### Dataset extract

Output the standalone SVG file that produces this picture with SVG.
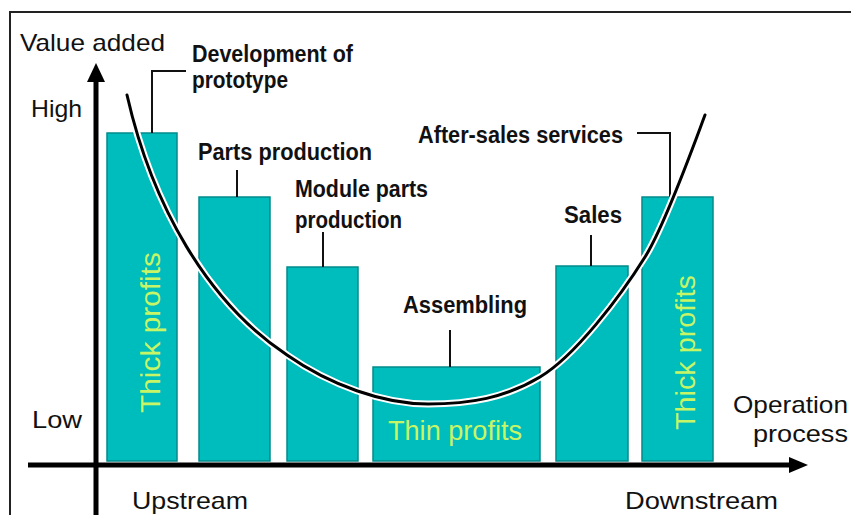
<svg xmlns="http://www.w3.org/2000/svg" width="851" height="515" viewBox="0 0 851 515">
<style>
.bar{fill:#00bdbd;stroke:#008a8a;stroke-width:1.5}
.lbl{font-family:"Liberation Sans",Arial,sans-serif;font-weight:bold;font-size:23px;fill:#111}
.ax{font-family:"Liberation Sans",Arial,sans-serif;font-size:24px;fill:#111}
.pf{font-family:"Liberation Sans",Arial,sans-serif;font-size:28px;fill:#c8f566}
.lead{fill:none;stroke:#111;stroke-width:2}
.axis{stroke:#000;stroke-width:5;fill:none}
</style>
<rect x="0" y="0" width="851" height="515" fill="#fff"/>
<path d="M10,515 V12 H851" fill="none" stroke="#222" stroke-width="2"/>

<g id="axes">
<line class="axis" x1="96" y1="515" x2="96" y2="78"/>
<polygon points="96,63 87,82 105,82" fill="#000"/>
<line class="axis" x1="28" y1="465" x2="792" y2="465"/>
<polygon points="808,465 789,457 789,473" fill="#000"/>
<text class="ax" x="20" y="51" textLength="145" lengthAdjust="spacingAndGlyphs">Value added</text>
<text class="ax" x="31" y="117" font-size="26" textLength="51" lengthAdjust="spacingAndGlyphs">High</text>
<text class="ax" x="32" y="428" textLength="50" lengthAdjust="spacingAndGlyphs">Low</text>
<text class="ax" x="132" y="509" font-size="23" textLength="116" lengthAdjust="spacingAndGlyphs">Upstream</text>
<text class="ax" x="625" y="509" font-size="23" textLength="153" lengthAdjust="spacingAndGlyphs">Downstream</text>
<text class="ax" x="733" y="413" font-size="25" textLength="115" lengthAdjust="spacingAndGlyphs">Operation</text>
<text class="ax" x="753" y="442" font-size="25" textLength="95" lengthAdjust="spacingAndGlyphs">process</text>
</g>

<g id="bar-prototype">
<rect class="bar" x="107" y="133" width="70" height="328"/>
<text class="pf" transform="translate(160,413) rotate(-90)" textLength="161" lengthAdjust="spacingAndGlyphs">Thick profits</text>
<text class="lbl" x="192" y="62" textLength="161" lengthAdjust="spacingAndGlyphs">Development of</text>
<text class="lbl" x="192" y="88" textLength="96" lengthAdjust="spacingAndGlyphs">prototype</text>
</g>

<g id="bar-parts">
<rect class="bar" x="199" y="197" width="71" height="264"/>
<text class="lbl" x="198" y="160" textLength="174" lengthAdjust="spacingAndGlyphs">Parts production</text>
</g>

<g id="bar-module">
<rect class="bar" x="287" y="267" width="71" height="194"/>
<text class="lbl" x="295" y="197" textLength="133" lengthAdjust="spacingAndGlyphs">Module parts</text>
<text class="lbl" x="295" y="228" textLength="107" lengthAdjust="spacingAndGlyphs">production</text>
</g>

<g id="bar-assembling">
<rect class="bar" x="373" y="367" width="167" height="94"/>
<text class="pf" x="388" y="440" font-size="27" textLength="134" lengthAdjust="spacingAndGlyphs">Thin profits</text>
<text class="lbl" x="403" y="313" font-size="22" textLength="124" lengthAdjust="spacingAndGlyphs">Assembling</text>
</g>

<g id="bar-sales">
<rect class="bar" x="556" y="266" width="72" height="195"/>
<text class="lbl" x="564" y="223" font-size="22" textLength="58" lengthAdjust="spacingAndGlyphs">Sales</text>
</g>

<g id="bar-aftersales">
<rect class="bar" x="642" y="197" width="71" height="264"/>
<text class="pf" transform="translate(695,430) rotate(-90)" textLength="155" lengthAdjust="spacingAndGlyphs">Thick profits</text>
<text class="lbl" x="418" y="143" font-size="22" textLength="205" lengthAdjust="spacingAndGlyphs">After-sales services</text>
</g>

<g id="connectors">
<path class="lead" d="M152,133 V71 H186"/>
<path class="lead" d="M237,170 V197"/>
<path class="lead" d="M323,232 V267"/>
<path class="lead" d="M450,330 V367"/>
<path class="lead" d="M591,235 V266"/>
<path class="lead" d="M637,133 H670 V197"/>
<g id="smile-curve">
<path d="M127,95 C152,205 207,302 287,355 C330,385 383,404 428,404 C470,404 505,398 540,377 C575,356 620,297 645,257 C665,225 693,147 705,115" fill="none" stroke="#fff" stroke-width="7" stroke-linecap="round"/>
<path d="M127,95 C152,205 207,302 287,355 C330,385 383,404 428,404 C470,404 505,398 540,377 C575,356 620,297 645,257 C665,225 693,147 705,115" fill="none" stroke="#000" stroke-width="3" stroke-linecap="round"/>
</g>
</g>
</svg>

######

▸ Required task
Reproduce the material word for word. Any pictures should be left out of the copy.

▸ The response
Output the standalone SVG file that produces this picture with SVG.
<svg xmlns="http://www.w3.org/2000/svg" width="851" height="515" viewBox="0 0 851 515">
<style>
.bar{fill:#00bdbd;stroke:#008a8a;stroke-width:1.5}
.lbl{font-family:"Liberation Sans",Arial,sans-serif;font-weight:bold;font-size:23px;fill:#111}
.ax{font-family:"Liberation Sans",Arial,sans-serif;font-size:24px;fill:#111}
.pf{font-family:"Liberation Sans",Arial,sans-serif;font-size:28px;fill:#c8f566}
.lead{fill:none;stroke:#111;stroke-width:2}
.axis{stroke:#000;stroke-width:5;fill:none}
</style>
<rect x="0" y="0" width="851" height="515" fill="#fff"/>
<path d="M10,515 V12 H851" fill="none" stroke="#222" stroke-width="2"/>

<g id="axes">
<line class="axis" x1="96" y1="515" x2="96" y2="78"/>
<polygon points="96,63 87,82 105,82" fill="#000"/>
<line class="axis" x1="28" y1="465" x2="792" y2="465"/>
<polygon points="808,465 789,457 789,473" fill="#000"/>
<text class="ax" x="20" y="51" textLength="145" lengthAdjust="spacingAndGlyphs">Value added</text>
<text class="ax" x="31" y="117" font-size="26" textLength="51" lengthAdjust="spacingAndGlyphs">High</text>
<text class="ax" x="32" y="428" textLength="50" lengthAdjust="spacingAndGlyphs">Low</text>
<text class="ax" x="132" y="509" font-size="23" textLength="116" lengthAdjust="spacingAndGlyphs">Upstream</text>
<text class="ax" x="625" y="509" font-size="23" textLength="153" lengthAdjust="spacingAndGlyphs">Downstream</text>
<text class="ax" x="733" y="413" font-size="25" textLength="115" lengthAdjust="spacingAndGlyphs">Operation</text>
<text class="ax" x="753" y="442" font-size="25" textLength="95" lengthAdjust="spacingAndGlyphs">process</text>
</g>

<g id="bar-prototype">
<rect class="bar" x="107" y="133" width="70" height="328"/>
<text class="pf" transform="translate(160,413) rotate(-90)" textLength="161" lengthAdjust="spacingAndGlyphs">Thick profits</text>
<text class="lbl" x="192" y="62" textLength="161" lengthAdjust="spacingAndGlyphs">Development of</text>
<text class="lbl" x="192" y="88" textLength="96" lengthAdjust="spacingAndGlyphs">prototype</text>
</g>

<g id="bar-parts">
<rect class="bar" x="199" y="197" width="71" height="264"/>
<text class="lbl" x="198" y="160" textLength="174" lengthAdjust="spacingAndGlyphs">Parts production</text>
</g>

<g id="bar-module">
<rect class="bar" x="287" y="267" width="71" height="194"/>
<text class="lbl" x="295" y="197" textLength="133" lengthAdjust="spacingAndGlyphs">Module parts</text>
<text class="lbl" x="295" y="228" textLength="107" lengthAdjust="spacingAndGlyphs">production</text>
</g>

<g id="bar-assembling">
<rect class="bar" x="373" y="367" width="167" height="94"/>
<text class="pf" x="388" y="440" font-size="27" textLength="134" lengthAdjust="spacingAndGlyphs">Thin profits</text>
<text class="lbl" x="403" y="313" font-size="22" textLength="124" lengthAdjust="spacingAndGlyphs">Assembling</text>
</g>

<g id="bar-sales">
<rect class="bar" x="556" y="266" width="72" height="195"/>
<text class="lbl" x="564" y="223" font-size="22" textLength="58" lengthAdjust="spacingAndGlyphs">Sales</text>
</g>

<g id="bar-aftersales">
<rect class="bar" x="642" y="197" width="71" height="264"/>
<text class="pf" transform="translate(695,430) rotate(-90)" textLength="155" lengthAdjust="spacingAndGlyphs">Thick profits</text>
<text class="lbl" x="418" y="143" font-size="22" textLength="205" lengthAdjust="spacingAndGlyphs">After-sales services</text>
</g>

<g id="connectors">
<path class="lead" d="M152,133 V71 H186"/>
<path class="lead" d="M237,170 V197"/>
<path class="lead" d="M323,232 V267"/>
<path class="lead" d="M450,330 V367"/>
<path class="lead" d="M591,235 V266"/>
<path class="lead" d="M637,133 H670 V197"/>
<g id="smile-curve">
<path d="M127,95 C152,205 207,302 287,355 C330,385 383,404 428,404 C470,404 505,398 540,377 C575,356 620,297 645,257 C665,225 693,147 705,115" fill="none" stroke="#fff" stroke-width="7" stroke-linecap="round"/>
<path d="M127,95 C152,205 207,302 287,355 C330,385 383,404 428,404 C470,404 505,398 540,377 C575,356 620,297 645,257 C665,225 693,147 705,115" fill="none" stroke="#000" stroke-width="3" stroke-linecap="round"/>
</g>
</g>
</svg>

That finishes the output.